The housing affordability crisis
There has been a big deterioration in housing affordability in 2023 and 2024 comparable in severity to the early 1990s and the mid 2000s. This time, affordability has weakened with lower real household incomes and higher mortgage rates.
A financial arms race
Housing affordability is not a new issue, given the enduring popularity of homeownership. Over time, buyers have keenly pushed up prices by bringing more income (from a second wage earner) or more debt (with structurally lower interest rates).
The bank of Mum and Dad
In this cycle, we have seen an unusual source of pricing resilience in the housing market, as buyers brought more equity to the table, potentially from family sources (the so called Bank of Mum and Dad) or from other pools of household wealth.
Local pressure points
At a local level, affordability measures are especially overstretched in the more desirable parts of Sydney, Melbourne and various beachside hotspots.
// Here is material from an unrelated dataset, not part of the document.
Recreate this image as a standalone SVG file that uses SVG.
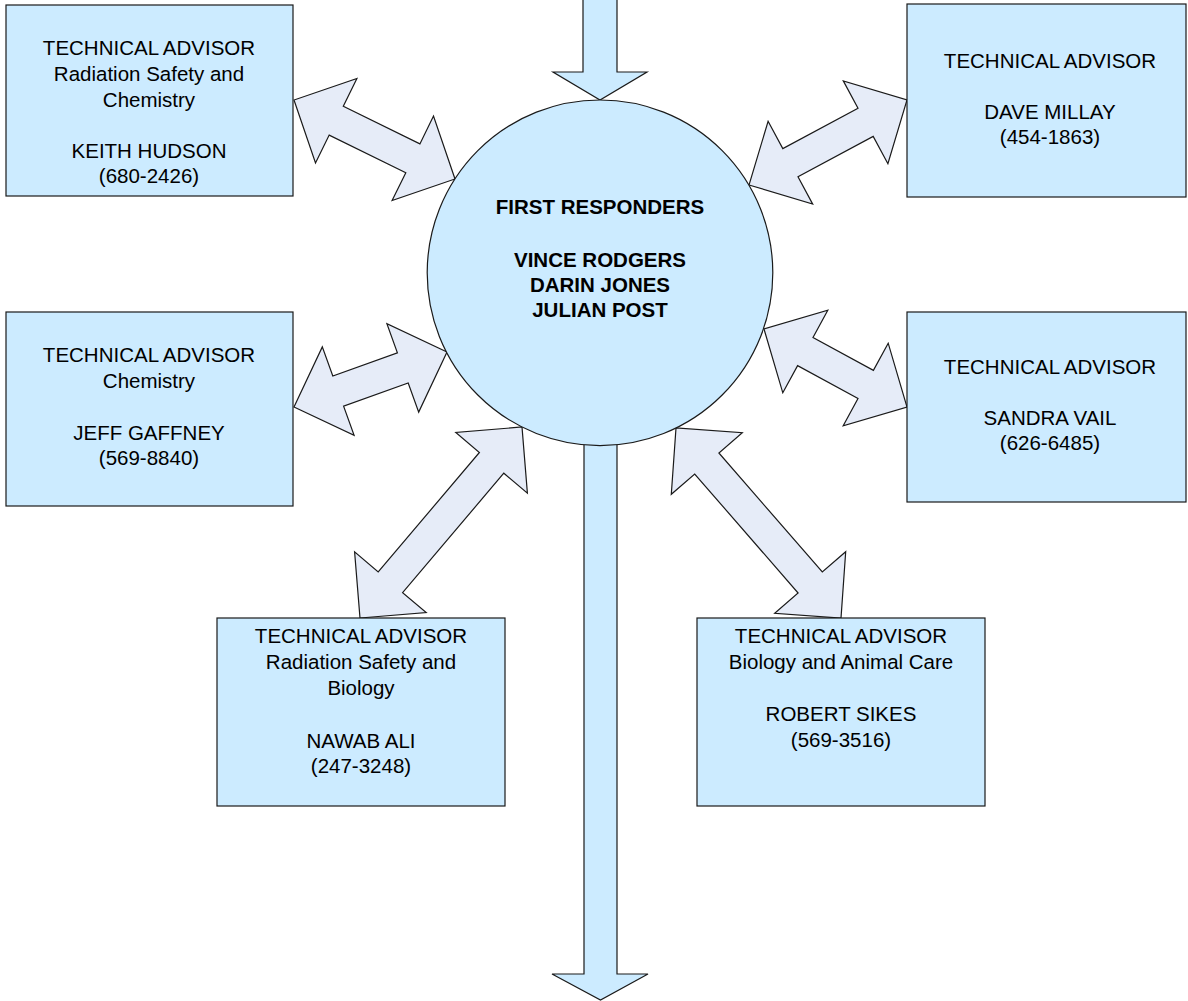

In these markets, pricing more reflects desirability, rather than any affordability constraints.
The affordable path ahead
Given these challenges, there is a turning point for affordability ahead, particularly with the expected peak and decline in mortgage rates. Over time, buyers will also economise via shifts to more affordable apartments, suburbs or even cities.
Strategies around the affordability cycle
For investors and lenders, there are predictable shifts in demand patterns ahead, especially in an environment of considerable housing undersupply, and a need for would be buyers to manage their entry into the housing market.